_Given instruction_
Take the lines from the beginning of the material through the line containing "(Atag) at (571,509)" and retype them exactly, leaving the pictures out.

BEGIN Data shown

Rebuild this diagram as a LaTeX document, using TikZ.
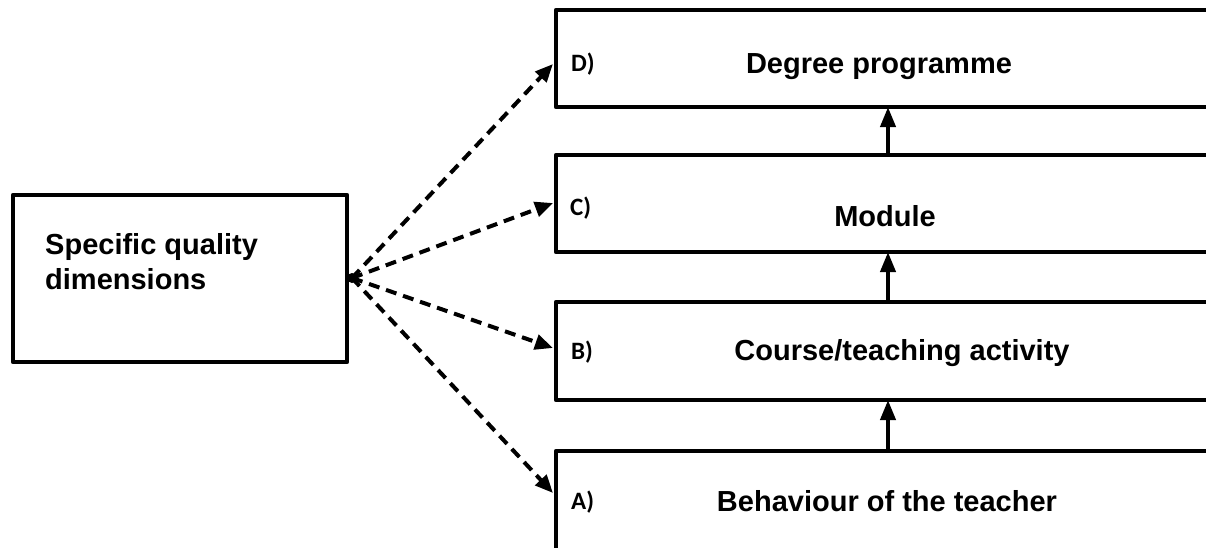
\documentclass[tikz,border=0pt]{standalone}
\usepackage{fontspec}
\setmainfont{Liberation Sans}
\newfontfamily\tagfont{Carlito Bold}
\usetikzlibrary{arrows.meta}

\begin{document}
\begin{tikzpicture}[x=1pt, y=-1pt,
    box/.style={draw, line width=4.5pt, line join=round, outer sep=0pt, inner sep=0pt},
    lvl/.style={font=\fontsize{29}{35}\selectfont\bfseries, inner sep=0pt, anchor=base},
    tag/.style={font=\tagfont\fontsize{25}{28}\selectfont, inner sep=0pt, anchor=base west},
    dasharrow/.style={line width=4pt, dash pattern=on 11pt off 7pt, -{Triangle[length=18pt,width=15pt]}},
    uparrow/.style={line width=4pt, -{Triangle[length=20pt,width=15pt]}}]
    \useasboundingbox (0,0) rectangle (1206,547);
    \clip (0,0) rectangle (1206,547);

    % levels, cut off at the right edge
    \node[box, minimum width=664pt, minimum height=97pt, anchor=north west] (D) at (556,10) {};
    \node[box, minimum width=664pt, minimum height=97pt, anchor=north west] (C) at (556,155) {};
    \node[box, minimum width=664pt, minimum height=98pt, anchor=north west] (B) at (556,302) {};
    \node[box, minimum width=664pt, minimum height=130pt, anchor=north west] (A) at (556,451) {};

    \node[lvl] (Dtxt) at (879,73) {Degree programme};
    \node[lvl] (Ctxt) at (885,226) {Module};
    \node[lvl] (Btxt) at (902,360) {Course/teaching activity};
    \node[lvl] (Atxt) at (887,511) {Behaviour of the teacher};

    \node[tag] (Dtag) at (571,71) {D)};
    \node[tag] (Ctag) at (570,215) {C)};
    \node[tag] (Btag) at (571,359) {B)};
    \node[tag] (Atag) at (571,509) {A)};

    \draw[uparrow] (A.north) -- (B.south);
    \draw[uparrow] (B.north) -- (C.south);
    \draw[uparrow] (C.north) -- (D.south);

    % quality dimensions
    \node[box, minimum width=334pt, minimum height=167pt, anchor=north west] (dims) at (13,195) {};
    \node[font=\fontsize{29}{35}\selectfont\bfseries, align=left, inner sep=0pt, anchor=north west] (dimstxt) at (45,233) {Specific quality\\dimensions};

    \coordinate (src) at (352,278);
    \coordinate (tipD) at (553,64);
    \coordinate (tipC) at (553,203);
    \coordinate (tipB) at (553,348);
    \coordinate (tipA) at (553,493);
    \fill (src) circle (5pt);
    \foreach \t in {D,C,B,A}
        \draw[dasharrow] (src) -- (tip\t);
\end{tikzpicture}
\end{document}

END Data shown

_Answer for this exercise_
Rebuild this diagram as a LaTeX document, using TikZ.
\documentclass[tikz,border=0pt]{standalone}
\usepackage{fontspec}
\setmainfont{Liberation Sans}
\newfontfamily\tagfont{Carlito Bold}
\usetikzlibrary{arrows.meta}

\begin{document}
\begin{tikzpicture}[x=1pt, y=-1pt,
    box/.style={draw, line width=4.5pt, line join=round, outer sep=0pt, inner sep=0pt},
    lvl/.style={font=\fontsize{29}{35}\selectfont\bfseries, inner sep=0pt, anchor=base},
    tag/.style={font=\tagfont\fontsize{25}{28}\selectfont, inner sep=0pt, anchor=base west},
    dasharrow/.style={line width=4pt, dash pattern=on 11pt off 7pt, -{Triangle[length=18pt,width=15pt]}},
    uparrow/.style={line width=4pt, -{Triangle[length=20pt,width=15pt]}}]
    \useasboundingbox (0,0) rectangle (1206,547);
    \clip (0,0) rectangle (1206,547);

    % levels, cut off at the right edge
    \node[box, minimum width=664pt, minimum height=97pt, anchor=north west] (D) at (556,10) {};
    \node[box, minimum width=664pt, minimum height=97pt, anchor=north west] (C) at (556,155) {};
    \node[box, minimum width=664pt, minimum height=98pt, anchor=north west] (B) at (556,302) {};
    \node[box, minimum width=664pt, minimum height=130pt, anchor=north west] (A) at (556,451) {};

    \node[lvl] (Dtxt) at (879,73) {Degree programme};
    \node[lvl] (Ctxt) at (885,226) {Module};
    \node[lvl] (Btxt) at (902,360) {Course/teaching activity};
    \node[lvl] (Atxt) at (887,511) {Behaviour of the teacher};

    \node[tag] (Dtag) at (571,71) {D)};
    \node[tag] (Ctag) at (570,215) {C)};
    \node[tag] (Btag) at (571,359) {B)};
    \node[tag] (Atag) at (571,509) {A)};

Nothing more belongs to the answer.